What is the hardest part of the application?

Programs are usually similar and the application process itself is fairly easy. In fact, if you have all of the necessary documents, the whole process can be completed in less than an hour. Typically you will have to fill out a form with your personal information, such as name, gender, and citizenship, pay a nonrefundable application fee and send in your high school transcript or GED. A GED, or General Equivalency Diploma, is for students who did not graduate from a traditional high school. You can receive your GED by taking an exam that consists of 5 subject tests, which, when passed, certify that you are competent in academic skills at a high school level.

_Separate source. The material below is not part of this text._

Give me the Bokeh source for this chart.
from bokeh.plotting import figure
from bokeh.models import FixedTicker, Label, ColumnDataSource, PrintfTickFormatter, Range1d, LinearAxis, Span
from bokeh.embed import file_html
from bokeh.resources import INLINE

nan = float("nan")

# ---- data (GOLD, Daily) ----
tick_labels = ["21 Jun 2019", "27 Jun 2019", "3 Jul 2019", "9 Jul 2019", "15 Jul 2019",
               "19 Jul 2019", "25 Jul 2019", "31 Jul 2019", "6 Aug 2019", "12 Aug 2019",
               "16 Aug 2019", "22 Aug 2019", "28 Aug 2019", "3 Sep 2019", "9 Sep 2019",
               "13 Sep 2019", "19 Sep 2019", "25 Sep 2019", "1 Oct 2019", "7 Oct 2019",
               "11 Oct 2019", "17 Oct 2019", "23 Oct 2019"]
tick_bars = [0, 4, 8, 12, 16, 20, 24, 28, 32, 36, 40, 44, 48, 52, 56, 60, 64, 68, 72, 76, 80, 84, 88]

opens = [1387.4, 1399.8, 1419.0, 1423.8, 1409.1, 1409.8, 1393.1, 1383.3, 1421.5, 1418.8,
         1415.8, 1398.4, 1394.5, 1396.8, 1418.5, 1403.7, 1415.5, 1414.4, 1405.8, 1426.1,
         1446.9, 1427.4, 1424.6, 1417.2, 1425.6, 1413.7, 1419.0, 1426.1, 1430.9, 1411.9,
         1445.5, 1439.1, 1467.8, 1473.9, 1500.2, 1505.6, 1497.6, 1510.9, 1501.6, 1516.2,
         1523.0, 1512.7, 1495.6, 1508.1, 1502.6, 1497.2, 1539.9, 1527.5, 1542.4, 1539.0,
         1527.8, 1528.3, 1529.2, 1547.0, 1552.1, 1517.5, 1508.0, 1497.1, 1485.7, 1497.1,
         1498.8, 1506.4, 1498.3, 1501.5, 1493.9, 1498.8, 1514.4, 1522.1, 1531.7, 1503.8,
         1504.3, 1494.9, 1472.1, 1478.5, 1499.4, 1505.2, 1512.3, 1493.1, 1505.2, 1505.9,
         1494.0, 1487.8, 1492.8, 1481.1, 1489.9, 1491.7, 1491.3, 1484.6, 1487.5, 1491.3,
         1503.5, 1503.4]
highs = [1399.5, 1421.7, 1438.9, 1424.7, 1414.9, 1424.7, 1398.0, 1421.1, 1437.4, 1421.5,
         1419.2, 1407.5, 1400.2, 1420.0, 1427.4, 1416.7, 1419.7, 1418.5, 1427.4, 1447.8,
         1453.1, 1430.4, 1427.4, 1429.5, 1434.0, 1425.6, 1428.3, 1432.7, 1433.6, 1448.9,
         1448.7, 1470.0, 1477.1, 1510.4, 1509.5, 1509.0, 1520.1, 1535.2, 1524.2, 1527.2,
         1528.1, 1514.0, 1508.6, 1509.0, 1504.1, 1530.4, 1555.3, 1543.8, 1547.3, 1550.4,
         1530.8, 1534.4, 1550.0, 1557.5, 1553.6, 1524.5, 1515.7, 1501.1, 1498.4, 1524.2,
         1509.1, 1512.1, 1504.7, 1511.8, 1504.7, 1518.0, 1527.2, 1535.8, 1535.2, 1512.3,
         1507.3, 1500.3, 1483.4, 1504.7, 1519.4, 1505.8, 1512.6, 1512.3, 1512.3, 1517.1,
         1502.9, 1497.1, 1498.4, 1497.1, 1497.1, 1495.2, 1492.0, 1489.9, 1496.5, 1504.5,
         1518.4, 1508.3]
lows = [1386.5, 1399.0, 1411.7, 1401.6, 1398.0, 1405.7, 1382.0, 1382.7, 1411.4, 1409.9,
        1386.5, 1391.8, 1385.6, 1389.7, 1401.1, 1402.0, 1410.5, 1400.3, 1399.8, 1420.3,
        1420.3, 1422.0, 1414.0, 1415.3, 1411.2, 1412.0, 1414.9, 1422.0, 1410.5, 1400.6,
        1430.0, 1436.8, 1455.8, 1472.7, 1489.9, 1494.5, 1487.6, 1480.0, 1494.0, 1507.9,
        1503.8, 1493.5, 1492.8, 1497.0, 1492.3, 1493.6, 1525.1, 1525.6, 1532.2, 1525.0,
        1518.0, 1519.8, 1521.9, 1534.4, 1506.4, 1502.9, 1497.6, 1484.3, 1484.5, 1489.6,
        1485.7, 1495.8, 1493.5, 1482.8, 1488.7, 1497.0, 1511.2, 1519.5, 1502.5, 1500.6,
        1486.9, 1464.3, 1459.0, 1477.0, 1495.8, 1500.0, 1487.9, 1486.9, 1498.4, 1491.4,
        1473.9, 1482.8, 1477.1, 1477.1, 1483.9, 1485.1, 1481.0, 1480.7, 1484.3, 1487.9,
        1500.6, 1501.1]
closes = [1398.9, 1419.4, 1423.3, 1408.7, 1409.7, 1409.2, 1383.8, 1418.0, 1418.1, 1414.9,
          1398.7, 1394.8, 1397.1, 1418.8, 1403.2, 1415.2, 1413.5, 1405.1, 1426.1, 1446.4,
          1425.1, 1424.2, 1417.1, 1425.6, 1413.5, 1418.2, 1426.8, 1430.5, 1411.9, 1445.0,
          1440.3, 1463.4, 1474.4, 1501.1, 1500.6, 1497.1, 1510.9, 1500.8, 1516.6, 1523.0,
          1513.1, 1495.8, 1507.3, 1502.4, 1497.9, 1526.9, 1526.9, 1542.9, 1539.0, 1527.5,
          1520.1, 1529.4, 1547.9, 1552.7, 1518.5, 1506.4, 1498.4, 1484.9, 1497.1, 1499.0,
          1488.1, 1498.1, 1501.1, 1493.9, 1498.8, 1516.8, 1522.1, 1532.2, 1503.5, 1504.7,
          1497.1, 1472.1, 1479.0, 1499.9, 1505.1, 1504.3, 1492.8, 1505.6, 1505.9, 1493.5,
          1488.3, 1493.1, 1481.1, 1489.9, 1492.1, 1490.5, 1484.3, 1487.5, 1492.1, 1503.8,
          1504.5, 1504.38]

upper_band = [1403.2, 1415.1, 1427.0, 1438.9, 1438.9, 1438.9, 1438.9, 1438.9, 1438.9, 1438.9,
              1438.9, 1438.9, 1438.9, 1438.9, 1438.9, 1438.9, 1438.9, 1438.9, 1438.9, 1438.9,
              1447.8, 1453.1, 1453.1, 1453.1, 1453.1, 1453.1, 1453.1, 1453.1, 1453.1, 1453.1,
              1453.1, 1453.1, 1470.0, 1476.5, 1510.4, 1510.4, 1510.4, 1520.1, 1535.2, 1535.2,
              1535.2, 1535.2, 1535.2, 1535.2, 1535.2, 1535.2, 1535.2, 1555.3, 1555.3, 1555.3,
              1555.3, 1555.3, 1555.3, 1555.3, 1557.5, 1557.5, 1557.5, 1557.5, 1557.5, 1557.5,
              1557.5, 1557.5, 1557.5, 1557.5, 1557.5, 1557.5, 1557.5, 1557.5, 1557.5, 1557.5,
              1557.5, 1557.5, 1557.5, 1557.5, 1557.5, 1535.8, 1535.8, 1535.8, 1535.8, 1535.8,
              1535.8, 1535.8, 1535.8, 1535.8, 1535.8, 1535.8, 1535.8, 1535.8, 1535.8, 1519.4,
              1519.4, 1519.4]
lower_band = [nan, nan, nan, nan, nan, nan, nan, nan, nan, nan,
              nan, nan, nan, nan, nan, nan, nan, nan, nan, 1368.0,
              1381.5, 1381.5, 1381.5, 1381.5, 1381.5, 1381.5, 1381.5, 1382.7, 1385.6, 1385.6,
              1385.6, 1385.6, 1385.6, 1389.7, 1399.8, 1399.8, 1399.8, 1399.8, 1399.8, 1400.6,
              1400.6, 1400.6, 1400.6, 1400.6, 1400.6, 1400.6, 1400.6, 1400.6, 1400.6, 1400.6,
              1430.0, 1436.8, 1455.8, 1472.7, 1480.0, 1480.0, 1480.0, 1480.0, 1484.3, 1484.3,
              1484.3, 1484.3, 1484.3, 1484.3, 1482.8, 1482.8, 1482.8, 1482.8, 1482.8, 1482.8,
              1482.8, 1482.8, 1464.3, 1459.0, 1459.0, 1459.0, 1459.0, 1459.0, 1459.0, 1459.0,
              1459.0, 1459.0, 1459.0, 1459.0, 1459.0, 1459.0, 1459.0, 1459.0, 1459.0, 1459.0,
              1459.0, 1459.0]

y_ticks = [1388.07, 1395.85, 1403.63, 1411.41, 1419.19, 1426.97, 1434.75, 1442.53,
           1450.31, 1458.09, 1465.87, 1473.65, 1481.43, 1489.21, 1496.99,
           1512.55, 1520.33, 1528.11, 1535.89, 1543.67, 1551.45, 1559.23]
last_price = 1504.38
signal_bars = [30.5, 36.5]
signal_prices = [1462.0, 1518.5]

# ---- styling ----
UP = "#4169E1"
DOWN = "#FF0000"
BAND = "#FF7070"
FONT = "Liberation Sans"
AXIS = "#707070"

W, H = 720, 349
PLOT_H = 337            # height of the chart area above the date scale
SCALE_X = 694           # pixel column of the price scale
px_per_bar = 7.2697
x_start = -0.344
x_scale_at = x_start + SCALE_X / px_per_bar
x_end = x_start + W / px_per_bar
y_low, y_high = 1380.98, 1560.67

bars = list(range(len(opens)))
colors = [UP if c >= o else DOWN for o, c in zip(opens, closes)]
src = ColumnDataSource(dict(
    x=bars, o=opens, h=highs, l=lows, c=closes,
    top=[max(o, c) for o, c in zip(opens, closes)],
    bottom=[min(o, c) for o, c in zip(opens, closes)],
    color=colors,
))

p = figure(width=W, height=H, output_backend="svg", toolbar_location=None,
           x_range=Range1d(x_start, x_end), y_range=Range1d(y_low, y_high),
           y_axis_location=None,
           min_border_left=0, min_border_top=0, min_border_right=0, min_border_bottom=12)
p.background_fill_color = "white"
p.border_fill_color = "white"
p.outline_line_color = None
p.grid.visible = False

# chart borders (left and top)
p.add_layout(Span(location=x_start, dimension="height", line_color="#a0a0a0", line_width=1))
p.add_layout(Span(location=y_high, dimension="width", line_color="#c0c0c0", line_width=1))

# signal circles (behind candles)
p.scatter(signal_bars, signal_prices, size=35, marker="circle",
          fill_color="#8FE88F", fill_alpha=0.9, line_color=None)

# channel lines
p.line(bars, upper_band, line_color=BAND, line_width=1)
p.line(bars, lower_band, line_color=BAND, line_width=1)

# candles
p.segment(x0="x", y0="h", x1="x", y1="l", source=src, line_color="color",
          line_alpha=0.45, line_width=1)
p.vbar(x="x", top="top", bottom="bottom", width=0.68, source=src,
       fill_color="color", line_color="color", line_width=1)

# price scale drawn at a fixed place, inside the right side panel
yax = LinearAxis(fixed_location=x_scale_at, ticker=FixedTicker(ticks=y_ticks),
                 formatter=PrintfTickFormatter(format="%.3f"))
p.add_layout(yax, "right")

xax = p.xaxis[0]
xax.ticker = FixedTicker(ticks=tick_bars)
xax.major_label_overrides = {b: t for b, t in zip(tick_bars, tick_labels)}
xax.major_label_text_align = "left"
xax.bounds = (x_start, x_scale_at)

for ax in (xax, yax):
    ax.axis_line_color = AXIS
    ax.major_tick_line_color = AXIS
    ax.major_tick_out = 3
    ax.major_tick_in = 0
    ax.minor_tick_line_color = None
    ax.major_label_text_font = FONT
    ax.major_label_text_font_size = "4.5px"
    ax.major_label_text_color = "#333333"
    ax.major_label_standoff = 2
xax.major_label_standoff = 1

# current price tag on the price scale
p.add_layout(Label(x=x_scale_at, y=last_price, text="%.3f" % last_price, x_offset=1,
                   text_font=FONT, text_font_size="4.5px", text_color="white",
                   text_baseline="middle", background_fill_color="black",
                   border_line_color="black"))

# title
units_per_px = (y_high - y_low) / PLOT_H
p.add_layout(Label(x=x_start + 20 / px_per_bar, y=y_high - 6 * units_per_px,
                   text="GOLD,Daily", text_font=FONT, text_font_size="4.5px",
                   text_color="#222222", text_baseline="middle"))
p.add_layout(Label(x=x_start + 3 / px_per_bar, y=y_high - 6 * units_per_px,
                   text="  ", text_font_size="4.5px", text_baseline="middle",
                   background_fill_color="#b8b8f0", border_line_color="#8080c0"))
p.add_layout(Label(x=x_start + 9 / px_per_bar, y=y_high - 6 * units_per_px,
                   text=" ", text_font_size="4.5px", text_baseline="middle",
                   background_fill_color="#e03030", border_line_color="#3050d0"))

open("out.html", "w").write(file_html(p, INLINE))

The process for applying to an online program usually ends there, but some on-campus programs also require you to take an exam such as the SAT, a 3-hour and 45-minute standardized test administered by the College Board. Other schools have their own in-house exam that you have to complete on campus as a part of your application. In addition, if English is not your primary language, you may have to take an exam such as the TOEFL, which demonstrates your proficiency in English.

Are there any brick-and-mortar colleges that offer an online program?

Most of the brick-and-mortar colleges that are recognized nationally by employers and professionals typically only offer bachelor’s degrees in accounting. Associate programs, in general, are more common at community colleges, such as the Community College of Allegheny County in Pennsylvania or Edmonds Community College in Washington. Many programs offered by community colleges are online or in a hybrid format that consists of both online and on-campus courses. While these schools have regional accreditations, community colleges generally do not have much of a reputation outside the areas they serve.

Northeastern University in Boston is one of the few nationally ranked brick-and-mortar colleges that offer an online associate degree. This program consists of 87 quarter hours in basic accounting, economics and finance courses as well as a few foundational courses in sociology, psychology, and computer programming. When you graduate, you will have the skills necessary to become a bookkeeper, accounts clerk or auditing clerk.

The tuition for this program, however, is almost $30,000. This cost can be reduced if you have qualifying credits from other colleges or AP coursework in high school, but even then this program may not make economic sense for many people.